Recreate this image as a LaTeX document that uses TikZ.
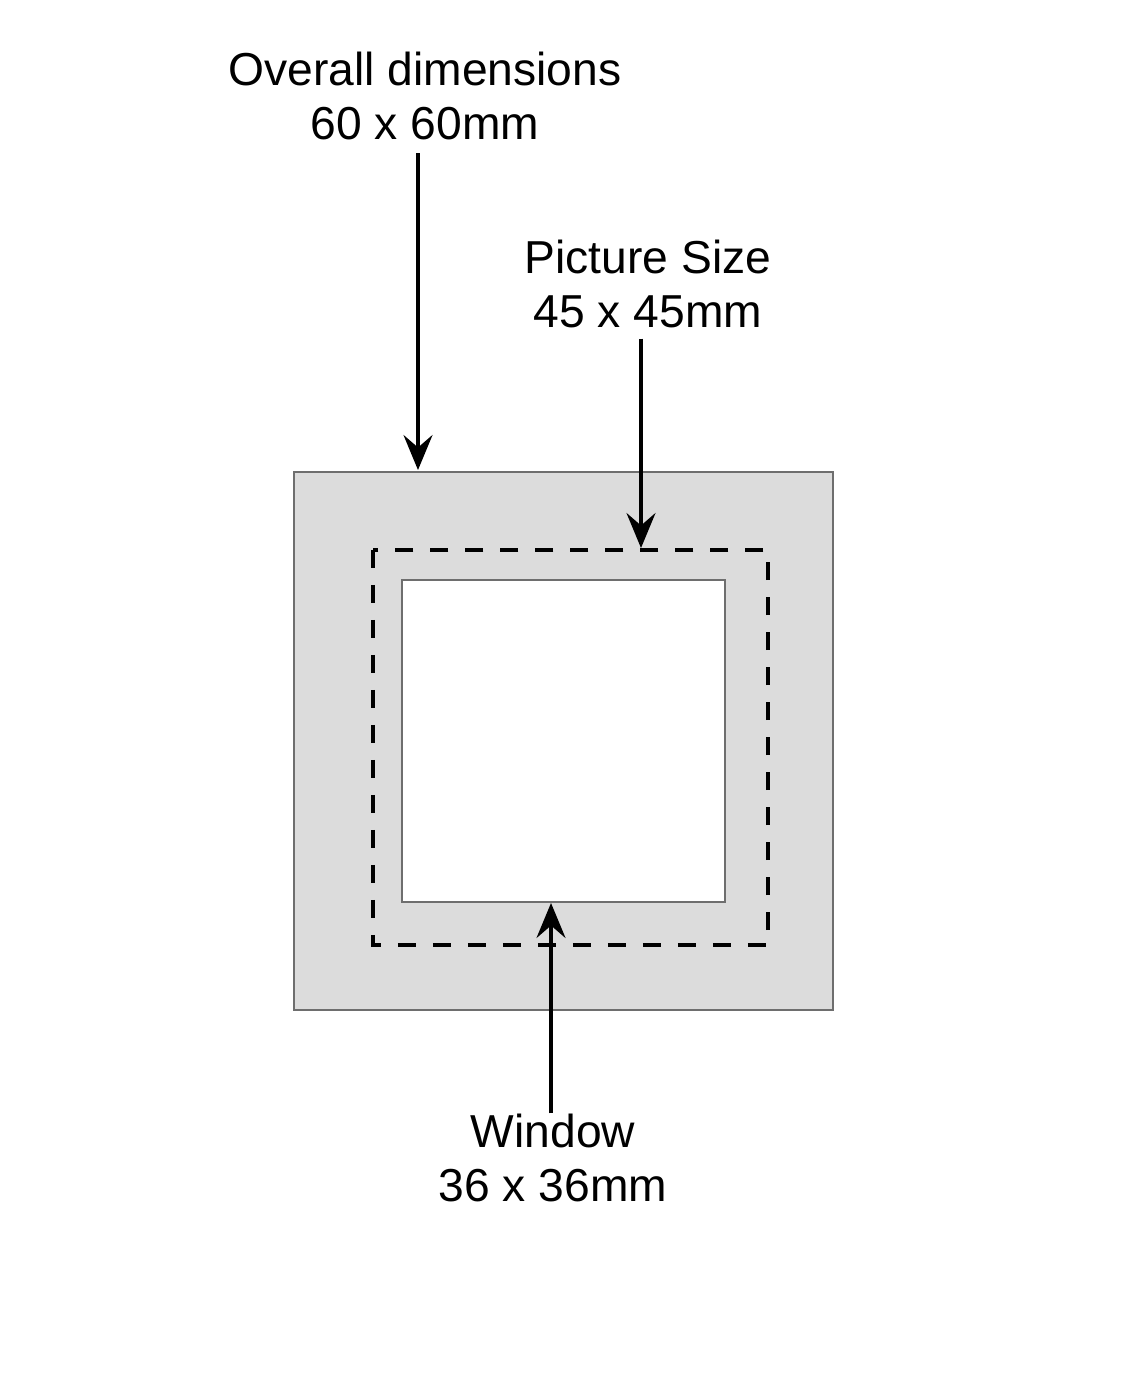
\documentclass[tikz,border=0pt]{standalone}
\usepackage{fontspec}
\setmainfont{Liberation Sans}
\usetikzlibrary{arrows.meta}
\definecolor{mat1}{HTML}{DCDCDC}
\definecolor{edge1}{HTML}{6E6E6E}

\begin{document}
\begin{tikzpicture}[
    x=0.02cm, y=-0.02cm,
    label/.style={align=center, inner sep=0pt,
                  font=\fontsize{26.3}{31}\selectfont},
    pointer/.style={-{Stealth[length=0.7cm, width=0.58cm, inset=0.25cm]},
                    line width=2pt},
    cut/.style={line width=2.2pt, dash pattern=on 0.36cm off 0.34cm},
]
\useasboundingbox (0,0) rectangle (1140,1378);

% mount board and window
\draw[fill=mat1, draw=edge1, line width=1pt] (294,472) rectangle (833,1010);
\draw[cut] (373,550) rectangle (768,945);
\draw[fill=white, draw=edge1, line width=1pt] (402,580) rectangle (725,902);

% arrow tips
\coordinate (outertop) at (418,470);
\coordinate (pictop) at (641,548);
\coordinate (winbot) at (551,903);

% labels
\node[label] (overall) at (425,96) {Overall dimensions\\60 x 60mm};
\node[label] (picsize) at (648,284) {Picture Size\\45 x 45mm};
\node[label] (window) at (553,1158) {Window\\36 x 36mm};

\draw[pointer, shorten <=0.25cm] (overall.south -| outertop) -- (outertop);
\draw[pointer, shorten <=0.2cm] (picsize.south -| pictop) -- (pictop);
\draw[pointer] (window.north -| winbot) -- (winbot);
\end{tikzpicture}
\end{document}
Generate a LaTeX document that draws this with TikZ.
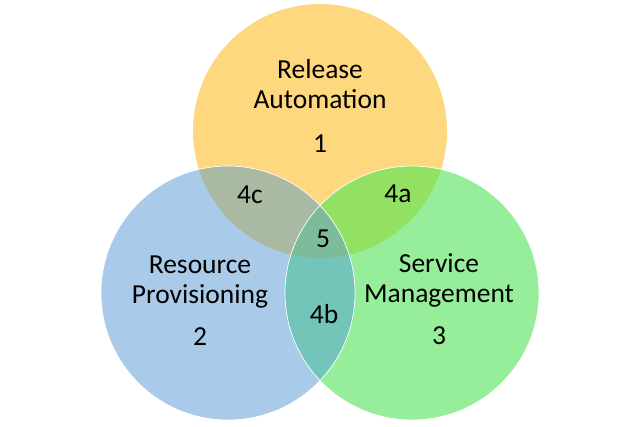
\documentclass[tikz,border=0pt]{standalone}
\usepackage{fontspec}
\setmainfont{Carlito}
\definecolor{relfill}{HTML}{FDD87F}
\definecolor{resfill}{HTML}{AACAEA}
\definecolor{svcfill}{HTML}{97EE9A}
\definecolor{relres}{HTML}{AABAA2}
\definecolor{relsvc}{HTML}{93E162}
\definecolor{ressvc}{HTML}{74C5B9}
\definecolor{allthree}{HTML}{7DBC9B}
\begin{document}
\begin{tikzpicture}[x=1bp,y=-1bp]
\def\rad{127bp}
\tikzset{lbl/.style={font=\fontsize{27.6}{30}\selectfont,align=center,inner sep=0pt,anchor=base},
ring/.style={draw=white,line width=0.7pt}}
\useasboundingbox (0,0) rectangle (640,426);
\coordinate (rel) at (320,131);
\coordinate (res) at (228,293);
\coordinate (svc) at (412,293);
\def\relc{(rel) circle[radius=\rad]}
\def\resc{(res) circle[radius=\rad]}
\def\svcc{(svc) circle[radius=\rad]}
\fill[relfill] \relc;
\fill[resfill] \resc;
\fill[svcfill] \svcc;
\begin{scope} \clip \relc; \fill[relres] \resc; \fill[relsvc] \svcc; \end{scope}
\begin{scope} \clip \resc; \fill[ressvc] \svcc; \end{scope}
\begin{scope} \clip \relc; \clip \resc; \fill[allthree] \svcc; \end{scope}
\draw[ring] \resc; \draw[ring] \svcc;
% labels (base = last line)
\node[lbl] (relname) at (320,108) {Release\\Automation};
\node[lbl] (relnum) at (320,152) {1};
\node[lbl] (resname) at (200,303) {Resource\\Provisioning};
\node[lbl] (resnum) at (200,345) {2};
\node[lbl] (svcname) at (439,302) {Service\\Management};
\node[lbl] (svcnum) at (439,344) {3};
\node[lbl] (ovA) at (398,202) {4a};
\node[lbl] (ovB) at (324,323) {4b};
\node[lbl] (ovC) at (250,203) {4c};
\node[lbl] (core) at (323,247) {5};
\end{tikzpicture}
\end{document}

## EXERCISE
Respond with the number of lines containing "that" and no additional words.

## EXERCISE RESPONSE
2